I've got a confession to make: about a week ago, I started following a few porn stars on Twitter. Actually at this point I think it's more like a few dozen. However, the reason probably isn't what you're thinking. (Ok, not just what you're thinking.)
A few weeks ago a friend of mine and I were having a discussion that started out being about censorship, morphed into the ins-and-outs of the morality of adult entertainment, and finally ended up as a thought-provoking intellectual exercise about what it must be like to live in that culture.
I couldn't stop thinking about that idea: adult entertainment as outcast subculture. I often find myself making snap judgments about people who decide to be strippers or cam girls or (wait for it) porn stars. I often hate myself for it - especially for the hypocrisy therein - and, after awhile, it became clear why that conversation was on a loop in my head: I was guilty of judging what I didn't understand.
That kind of burned me. I like to think that I'm above that kind of thing, as I'm sure a lot of people do, but we all have biases and prejudices that we don't even know about. And, really, how could I be expected to understand? My reactions were practically reflexes, drilled into my head by mainstream culture. For American audiences, being that overtly, evangelically sexual is taboo at best and downright contemptuous at worst.
I mean, can you imagine what being intimate means for a porn star? What most of us consider intimate is their everyday life, especially on set. It's a complete inversion of expectations. And how the hell do they deal with fans? Would you be able to tolerate interacting with a group of people whose only connection to you was pure lust? How would you deal with bumping into them at the grocery store, knowing the "I want to see you naked" thought is not at the back in their mind, but waaaaaaay up front? I think it's impossible for any outsider to understand those kinds of things.

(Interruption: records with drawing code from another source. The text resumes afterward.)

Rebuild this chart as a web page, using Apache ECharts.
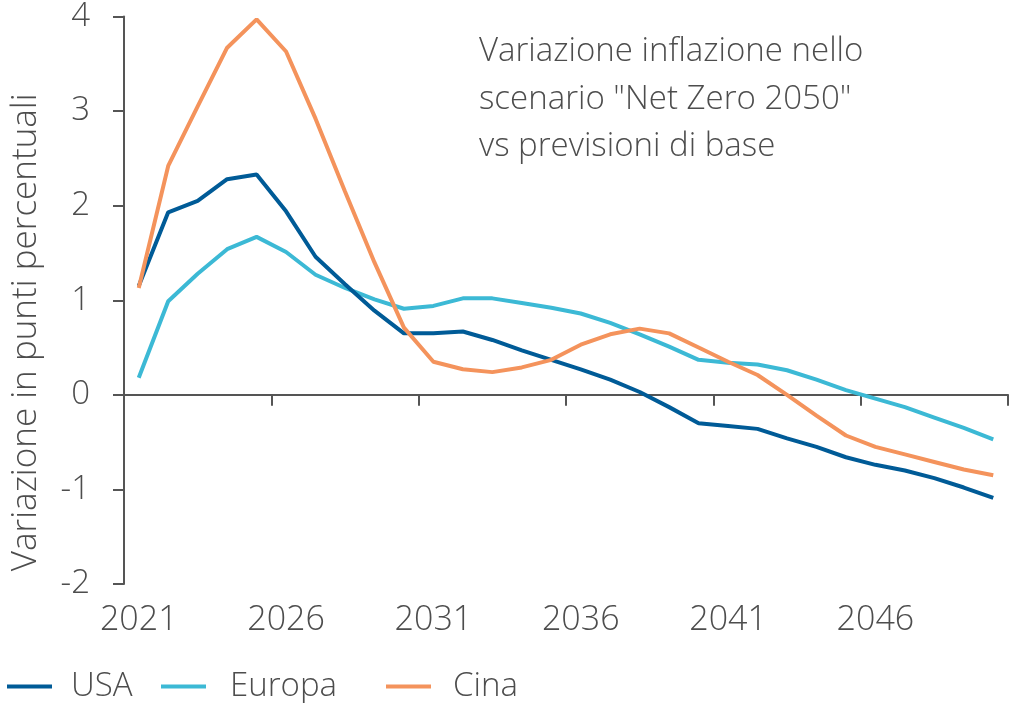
<!DOCTYPE html>
<html>
<head>
<meta charset="utf-8">
<script src="https://cdn.jsdelivr.net/npm/echarts@6/dist/echarts.min.js"></script>
<style>html,body{margin:0;padding:0;background:#fff;}#c{width:1013px;height:703px;}</style>
</head>
<body>
<div id="c"></div>
<script>
const years = ['2021','2022','2023','2024','2025','2026','2027','2028','2029','2030','2031','2032','2033','2034','2035','2036','2037','2038','2039','2040','2041','2042','2043','2044','2045','2046','2047','2048','2049','2050'];
const usa = [1.15, 1.93, 2.05, 2.28, 2.33, 1.94, 1.46, 1.17, 0.89, 0.65, 0.65, 0.67, 0.58, 0.47, 0.37, 0.27, 0.16, 0.03, -0.13, -0.30, -0.33, -0.36, -0.46, -0.55, -0.66, -0.74, -0.80, -0.88, -0.98, -1.09];
const europa = [0.18, 0.99, 1.28, 1.54, 1.67, 1.51, 1.27, 1.13, 1.01, 0.91, 0.94, 1.02, 1.02, 0.97, 0.92, 0.86, 0.76, 0.64, 0.51, 0.37, 0.34, 0.32, 0.26, 0.16, 0.05, -0.04, -0.13, -0.24, -0.35, -0.47];
const cina = [1.13, 2.42, 3.05, 3.67, 3.97, 3.63, 2.92, 2.15, 1.40, 0.71, 0.35, 0.27, 0.24, 0.29, 0.37, 0.53, 0.64, 0.70, 0.65, 0.50, 0.35, 0.21, 0.00, -0.22, -0.43, -0.55, -0.63, -0.71, -0.79, -0.85];
const yTicks = [-2, -1, 0, 1, 2, 3, 4];
const titleLines = ['Variazione inflazione nello', 'scenario "Net Zero 2050"', 'vs previsioni di base'];
const yName = 'Variazione in punti percentuali';

const FONT = '"Open Sans", "Noto Sans", sans-serif';
const TXT = '#4d4d4d';
const AX = '#555555';
const colors = { USA: '#005b97', Europa: '#3cb9d5', Cina: '#f4935c' };

const chart = echarts.init(document.getElementById('c'), null, { renderer: 'canvas' });

function legendFor(name, left, pad) {
  return {
    data: [name], left: left, top: 665, orient: 'horizontal',
    icon: 'rect', itemWidth: 45, itemHeight: 4, itemGap: 0,
    textStyle: { fontFamily: FONT, fontSize: 33, fontWeight: 300, color: TXT, padding: [0, 0, 0, pad] }
  };
}

chart.setOption({
  animation: false,
  backgroundColor: '#ffffff',
  grid: { left: 124, right: 5, top: 16, bottom: 119, containLabel: false },
  legend: [legendFor('USA', 2, 14), legendFor('Europa', 156, 19), legendFor('Cina', 381, 17)],
  graphic: [{
    type: 'text', left: 479, top: 28,
    style: { text: titleLines.join('\n'), font: '300 33px ' + FONT, fill: TXT, lineHeight: 47.5 }
  }],
  xAxis: [{
    type: 'category', data: years, boundaryGap: true, position: 'bottom',
    axisLine: { show: true, onZero: true, lineStyle: { color: AX, width: 2 } },
    axisTick: { show: true, interval: 4, length: 11, inside: false, lineStyle: { color: AX, width: 2 } },
    axisLabel: { show: false },
    splitLine: { show: false }
  }, {
    type: 'category', data: years, boundaryGap: true, position: 'bottom',
    axisLine: { show: false, onZero: false },
    axisTick: { show: false },
    axisLabel: { show: true, interval: 4, margin: 19, fontFamily: FONT, fontSize: 34, fontWeight: 300, color: TXT },
    splitLine: { show: false }
  }],
  yAxis: {
    type: 'value', min: -2, max: 4, interval: 1,
    name: yName, nameLocation: 'middle', nameGap: 80, nameRotate: 90,
    nameTextStyle: { fontFamily: FONT, fontSize: 35, fontWeight: 300, color: TXT, padding: [0, 64, 0, 0] },
    axisLine: { show: true, lineStyle: { color: AX, width: 2 } },
    axisTick: { show: true, length: 11, lineStyle: { color: AX, width: 2 } },
    axisLabel: { margin: 34, fontFamily: FONT, fontSize: 33, fontWeight: 300, color: TXT,
      formatter: v => yTicks.includes(v) ? String(v) : '' },
    splitLine: { show: false }
  },
  series: [
    { name: 'USA', type: 'line', data: usa, xAxisIndex: 0, symbol: 'none', lineStyle: { width: 4, color: colors.USA }, itemStyle: { color: colors.USA }, z: 3 },
    { name: 'Europa', type: 'line', data: europa, xAxisIndex: 0, symbol: 'none', lineStyle: { width: 4, color: colors.Europa }, itemStyle: { color: colors.Europa }, z: 2 },
    { name: 'Cina', type: 'line', data: cina, xAxisIndex: 0, symbol: 'none', lineStyle: { width: 4, color: colors.Cina }, itemStyle: { color: colors.Cina }, z: 4 }
  ]
});
</script>
</body>
</html>
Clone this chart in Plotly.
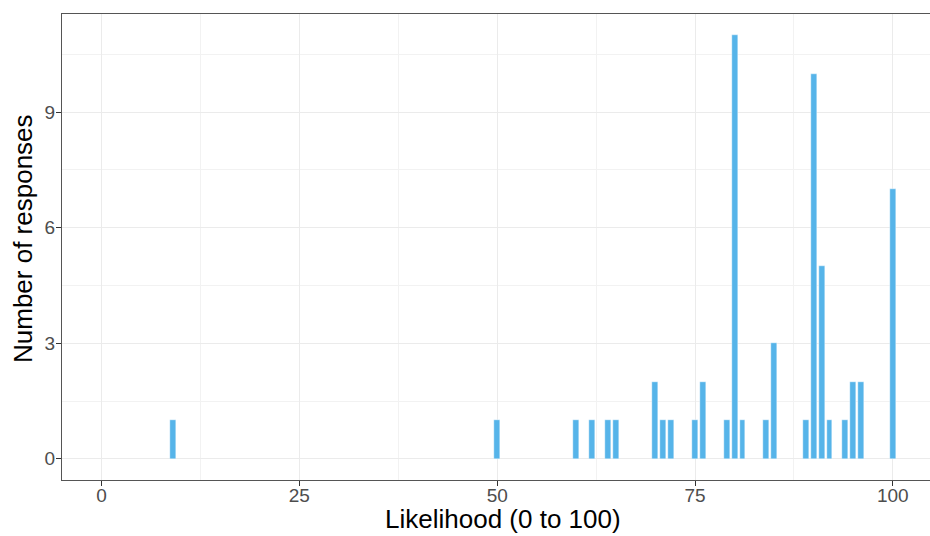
import plotly.graph_objects as go

# likelihood values and counts
likelihood = [9, 50, 60, 62, 64, 65, 70, 71, 72, 75, 76, 79, 80, 81, 84, 85,
              89, 90, 91, 92, 94, 95, 96, 100]
responses = [1, 1, 1, 1, 1, 1, 2, 1, 1, 1, 2, 1, 11, 1, 1, 3,
             1, 10, 5, 1, 1, 2, 2, 7]

x_ticks = [0, 25, 50, 75, 100]
y_ticks = [0, 3, 6, 9]

fig = go.Figure()
fig.add_trace(go.Bar(
    x=likelihood,
    y=responses,
    width=0.75,
    marker_color='#56B4E9',
    marker_line=dict(color='white', width=0.4),
    showlegend=False
))

axis_font = dict(family="Liberation Sans, Arial, sans-serif", size=19, color="#4D4D4D")
title_font = dict(family="Liberation Sans, Arial, sans-serif", size=26, color="black")

fig.update_layout(
    width=930, height=536,
    margin=dict(l=62, r=0, t=14, b=56, pad=0),
    paper_bgcolor='white',
    plot_bgcolor='white',
    bargap=0,
    xaxis=dict(
        range=[-5, 104.7],
        automargin=False,
        tickvals=x_ticks,
        ticks='outside', ticklen=5, tickcolor='#333333',
        tickfont=axis_font, ticklabelstandoff=-7,
        showgrid=True, gridcolor='#EBEBEB', gridwidth=1,
        minor=dict(tickvals=[12.5, 37.5, 62.5, 87.5], showgrid=True,
                   gridcolor='#F2F2F2', gridwidth=0.8),
        showline=True, linecolor='#555555', linewidth=1, mirror=True,
        zeroline=False,
    ),
    yaxis=dict(
        range=[-0.55, 11.55],
        automargin=False,
        tickvals=y_ticks,
        ticks='outside', ticklen=5, tickcolor='#333333',
        tickfont=axis_font, ticklabelstandoff=-3,
        showgrid=True, gridcolor='#EBEBEB', gridwidth=1,
        minor=dict(tickvals=[1.5, 4.5, 7.5, 10.5], showgrid=True,
                   gridcolor='#F2F2F2', gridwidth=0.8),
        showline=True, linecolor='#555555', linewidth=1,
        zeroline=False,
    ),
)

# axis titles placed as annotations so they sit where the reference has them
fig.add_annotation(text='Likelihood (0 to 100)', font=title_font,
                   xref='paper', yref='paper', x=(503 - 62) / 868, y=-39 / 466,
                   xanchor='center', yanchor='middle', showarrow=False)
fig.add_annotation(text='Number of responses', font=title_font, textangle=-90,
                   xref='paper', yref='paper', x=-39 / 868, y=(480 - 239) / 466,
                   xanchor='center', yanchor='middle', showarrow=False)

fig.write_html("out.html", config={'displayModeBar': False},
               post_script="document.body.style.margin='0';")
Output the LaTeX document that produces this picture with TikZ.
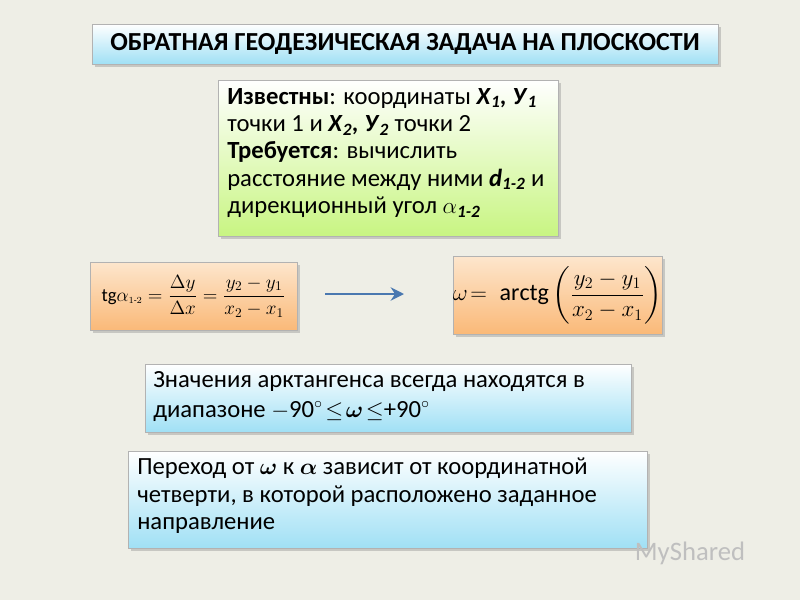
\documentclass[tikz,border=0pt]{standalone}
\usepackage{amsmath,amssymb,bm}
\usepackage{fontspec}
\setmainfont{Carlito}
\usetikzlibrary{shadows,arrows.meta}
\definecolor{bg}{HTML}{EEEEE6}
\definecolor{arr}{HTML}{4A78B0}
\tikzset{
 boxbase/.style={draw=black!30, line width=0.6pt, drop shadow={opacity=0.35,shadow xshift=2pt,shadow yshift=-2pt}},
 bluebox/.style={boxbase, top color=white, bottom color={rgb,255:red,160;green,224;blue,245}},
 greenbox/.style={boxbase, top color=white, bottom color={rgb,255:red,200;green,245;blue,130}},
 orangebox/.style={boxbase, top color={rgb,255:red,253;green,230;blue,205}, bottom color={rgb,255:red,250;green,185;blue,120}},
 txt/.style={anchor=north west, align=left, font=\fontsize{18.5}{20.5}\selectfont, inner sep=0pt},
}
\begin{document}
\begin{tikzpicture}[x=0.75pt,y=-0.75pt]
\fill[bg] (0,0) rectangle (800,600);
\useasboundingbox (0,0) rectangle (800,600);
% title
\path[bluebox] (92,24) rectangle (718,64);
\node (title) at (405,44) {\fontsize{19.5}{22}\selectfont\bfseries ОБРАТНАЯ ГЕОДЕЗИЧЕСКАЯ ЗАДАЧА НА ПЛОСКОСТИ};
% known box
\path[greenbox] (218,80) rectangle (558,236);
\node[txt] (known) at (227,88) {\textbf{Известны}: координаты \textbf{\textit{Х}\textsubscript{\textit{1}}}\textbf{\textit{, У}\textsubscript{\textit{1}}}\\
точки 1 и \textbf{\textit{Х}\textsubscript{\textit{2}}}\textbf{\textit{, У}\textsubscript{\textit{2}}} точки 2\\
\textbf{Требуется}: вычислить\\
расстояние между ними \textbf{\textit{d}\textsubscript{\textit{1-2}}} и\\
дирекционный угол $\alpha$\textbf{\textsubscript{\textit{1-2}}}};
% formula 1
\path[orangebox] (90,262) rectangle (297,330);
\node (f1) at (193.5,296) {\fontsize{14}{16}\selectfont$\mathrm{tg}\alpha_{\scriptscriptstyle 1\text{-}2}=\dfrac{\Delta y}{\Delta x}=\dfrac{y_2-y_1}{x_2-x_1}$};
% formula 2
\path[orangebox] (453,256) rectangle (662,334);
\node (f2) at (557.5,295) {\fontsize{18}{20}\selectfont$\omega\!=\;\mathrm{arctg}\left(\dfrac{y_2-y_1}{x_2-x_1}\right)$};
% arrow
\coordinate (a1) at (325,294);
\coordinate (a2) at (404,294);
\draw[-{Stealth[length=10pt,width=10pt]}, line width=2.2pt, draw=arr] (a1) -- (a2);
% blue box 1
\path[bluebox] (145,364) rectangle (631,432);
\node[txt] (b1) at (153,371) {Значения арктангенса всегда находятся в\\[2pt]
диапазоне $-$90$^\circ\!\leq\!\bm{\omega}\!\leq$+90$^\circ$};
% blue box 2
\path[bluebox] (128,451) rectangle (647,548);
\node[txt] (b2) at (137,458) {Переход от $\bm{\omega}$ к $\bm{\alpha}$ зависит от координатной\\
четверти, в которой расположено заданное\\
направление};
\node[text=black!25] (wm) at (690,553) {\fontsize{20}{22}\selectfont MyShared};
\end{tikzpicture}
\end{document}
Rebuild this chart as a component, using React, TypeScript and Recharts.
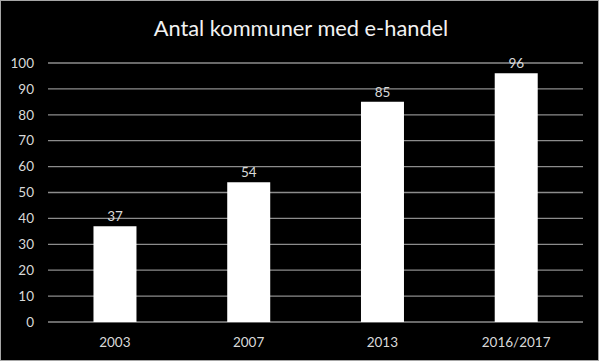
import React from "react";
import { BarChart, Bar, XAxis, YAxis, CartesianGrid, LabelList } from "recharts";

const categories = ["2003", "2007", "2013", "2016/2017"];
const values = [37, 54, 85, 96];
const yTicks = [0, 10, 20, 30, 40, 50, 60, 70, 80, 90, 100];
const title = "Antal kommuner med e-handel";

const data = categories.map((c, i) => ({ name: c, value: values[i] }));

const FONT = "Lato, 'Open Sans', sans-serif";

export default function App() {
  return (
    <div style={{ position: "absolute", left: 0, top: 0, width: 602, height: 362, background: "#ffffff" }}>
      <div
        style={{
          position: "absolute",
          left: 0,
          top: 0,
          width: 597,
          height: 359,
          background: "#000000",
          border: "1px solid #a6a6a6",
          overflow: "hidden",
        }}
      >
        <div
          style={{
            position: "absolute",
            left: 0,
            top: 13,
            width: 600,
            textAlign: "center",
            color: "#f2f2f2",
            fontFamily: FONT,
            fontSize: 21.8,
            lineHeight: "28px",
          }}
        >
          {title}
        </div>
        <div style={{ position: "absolute", left: -1, top: -1 }}>
          <BarChart
            width={602}
            height={362}
            data={data}
            margin={{ top: 63, right: 19, bottom: 0, left: 0 }}
            barCategoryGap="34%"
          >
            <CartesianGrid vertical={false} stroke="#8c8c8c" strokeWidth={1.3} />
            <XAxis
              dataKey="name"
              axisLine={false}
              tickLine={false}
              height={40}
              tickMargin={9}
              tick={{ fill: "#d9d9d9", fontSize: 13.5, fontFamily: FONT }}
            />
            <YAxis
              domain={[0, 100]}
              ticks={yTicks}
              interval={0}
              axisLine={false}
              tickLine={false}
              width={48}
              tickMargin={8}
              tick={{ fill: "#d9d9d9", fontSize: 13.5, fontFamily: FONT }}
            />
            <Bar dataKey="value" fill="#ffffff" isAnimationActive={false}>
              <LabelList
                dataKey="value"
                position="top"
                offset={5}
                fill="#d9d9d9"
                fontSize={13.5}
                fontFamily={FONT}
              />
            </Bar>
          </BarChart>
        </div>
      </div>
    </div>
  );
}
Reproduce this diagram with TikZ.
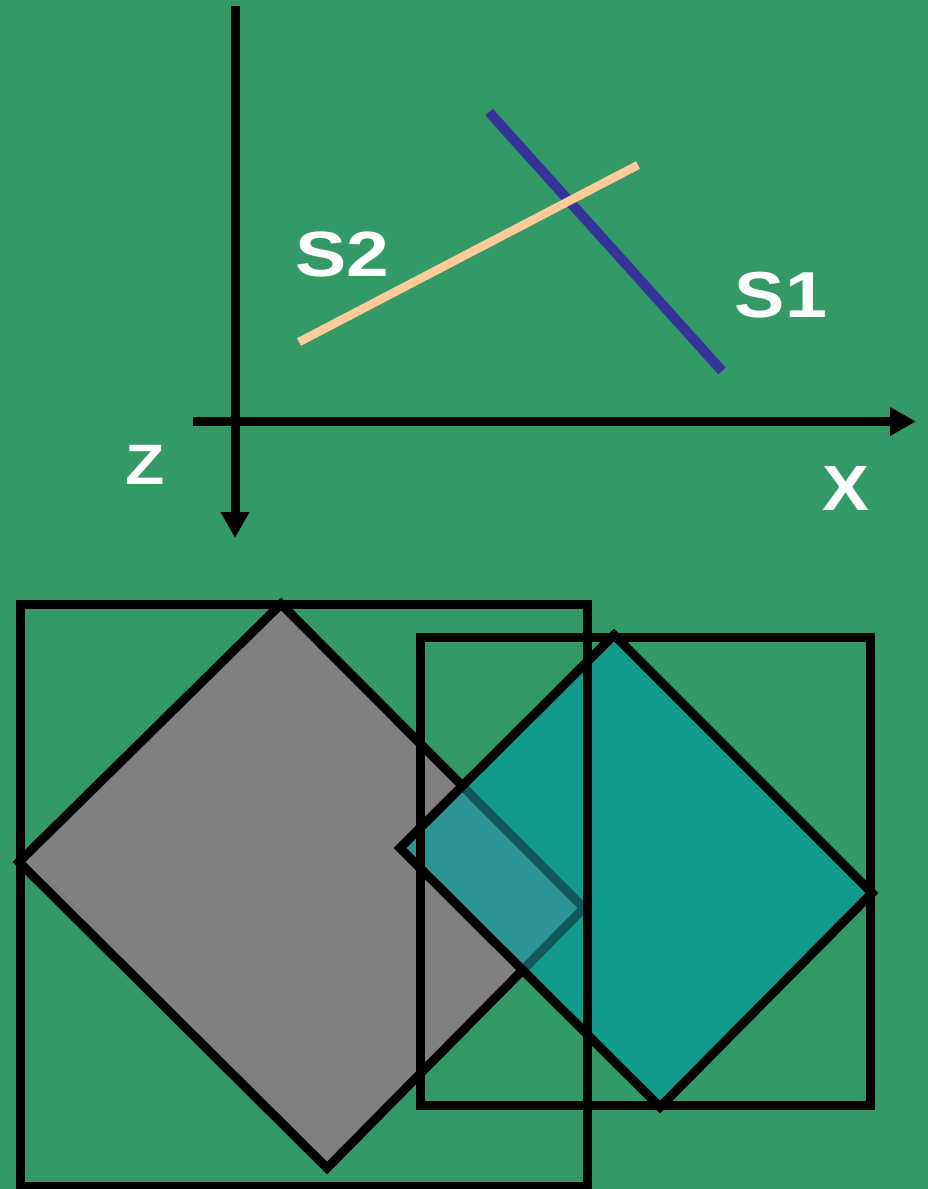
\documentclass[tikz,border=0pt]{standalone}
\usepackage{fontspec}
\setmainfont{Liberation Sans}
\usetikzlibrary{arrows.meta}
\definecolor{bg}{RGB}{51,153,102}
\definecolor{sone}{RGB}{51,51,153}
\definecolor{stwo}{RGB}{255,204,153}
\definecolor{grayfill}{RGB}{128,128,128}
\definecolor{tealfill}{RGB}{18,154,138}
\definecolor{overlap}{RGB}{44,148,150}
\definecolor{hidden}{RGB}{18,88,90}
\tikzset{
  axis/.style={line width=9pt, -{Triangle[length=26pt,width=27pt]}},
  frame/.style={line width=9pt, draw=black, line join=miter},
  lbl/.style={text=white, font=\bfseries, inner sep=0pt, anchor=center},
}
\begin{document}
\begin{tikzpicture}[x=1pt,y=-1pt]
\useasboundingbox (0,0) rectangle (928,1189);
\fill[bg] (0,0) rectangle (928,1189);
% axes
\coordinate (zs) at (235,6);
\coordinate (ze) at (235,538);
\coordinate (xs) at (193,421.5);
\coordinate (xe) at (916,421.5);
\draw[axis] (zs) -- (ze);
\draw[axis] (xs) -- (xe);
% lines
\coordinate (s1a) at (489,112);
\coordinate (s1b) at (722,371);
\coordinate (s2a) at (299,342);
\coordinate (s2b) at (638,165);
\draw[sone, line width=10pt] (s1a) -- (s1b);
\draw[stwo, line width=8.5pt] (s2a) -- (s2b);
% labels
\node[lbl, xscale=1.2] (S2) at (342,254) {\fontsize{64}{64}\selectfont S2};
\node[lbl, xscale=1.16] (S1) at (781,295) {\fontsize{65}{65}\selectfont S1};
\node[lbl, xscale=1.13] (Z) at (145,465) {\fontsize{57}{57}\selectfont Z};
\node[lbl, xscale=1.1] (X) at (846,488) {\fontsize{64}{64}\selectfont X};
% diamonds
\coordinate (gt) at (281,604);
\coordinate (gr) at (584,908);
\coordinate (gb) at (327,1168);
\coordinate (gl) at (19,862);
\coordinate (tt) at (614,635);
\coordinate (tr) at (872,893);
\coordinate (tb) at (660,1107);
\coordinate (tl) at (400,848);
\fill[grayfill] (gt) -- (gr) -- (gb) -- (gl) -- cycle;
\draw[frame] (gt) -- (gr) -- (gb) -- (gl) -- cycle;
\fill[tealfill] (tt) -- (tr) -- (tb) -- (tl) -- cycle;
\begin{scope}
  \clip (tt) -- (tr) -- (tb) -- (tl) -- cycle;
  \fill[overlap] (gt) -- (gr) -- (gb) -- (gl) -- cycle;
  \draw[line width=9pt, draw=hidden] (gt) -- (gr) -- (gb) -- (gl) -- cycle;
\end{scope}
\draw[frame] (tt) -- (tr) -- (tb) -- (tl) -- cycle;
% frames
\draw[frame] (20,604) rectangle (587,1186);
\draw[frame] (420,637) rectangle (870,1105);
\end{tikzpicture}
\end{document}
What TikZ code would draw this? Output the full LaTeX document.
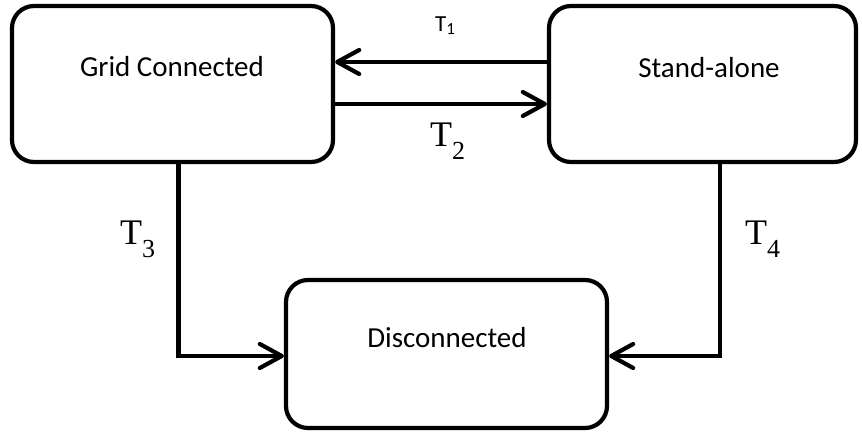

I think the only real way to get rid of bias and prejudice is to spend time with the people you're biased or prejudiced against (this is the theory behind Morgan Spurlock's 30 Days). I decided it was about time I did that. I wasn't exactly about to start hanging around in tittie bars, though. I figured I'd check to see if any of them were on Twitter (it's not exactly complete ethnographic immersion, but it's close enough for government work). I did a quick Google search and wadda ya know - I found a list adult entertainers on Twitter (NSFW). I chose a few and started following.
And I gotta tell you, it's been fascinating. Sure, there's a fair share of self-promotion and the like (that's pretty much par for the course on Twitter), but the fascinating stuff, ironically, is the mundane. It's just incredible to watch these people, all of whom have more partners in a week than I will ever have in my life time, talk about the weather or how their hamburger was underdone or praising the latest Jay-Z album or asking the Twitterverse whether they should watch Star Trek or Iron Man tonight.
I can't yet say I can relate to the kinds of things I talked about a few paragraphs ago, and I don't know that ever will - or even want to - but I can feel my misconceptions melting away. I've watched them interact with fans and each other with an ease and a sense of humor that's almost intoxicating. I've watched them thoughtfully comment on current events - like the Chilean miner rescue and the Don't Ask Don't Tell news - sometimes even eloquently. I've sometimes even been witness to their rapier wit - and even enjoyed some exchanging some witty banter with a few of them.
This little experiment has totally rocked my perception of people who choose to be in that industry. As it turns out, they have families, hopes, dreams, worries, likes, dislikes, opinions, politics ... they're people. Just people. Who happen to be different. Furthermore, it's perfectly clear that my small sample is completely comfortable with their lifestyles and with who they are - and they don't really give a fuck if you aren't. Frankly, it's hard not to admire that kind of confidence.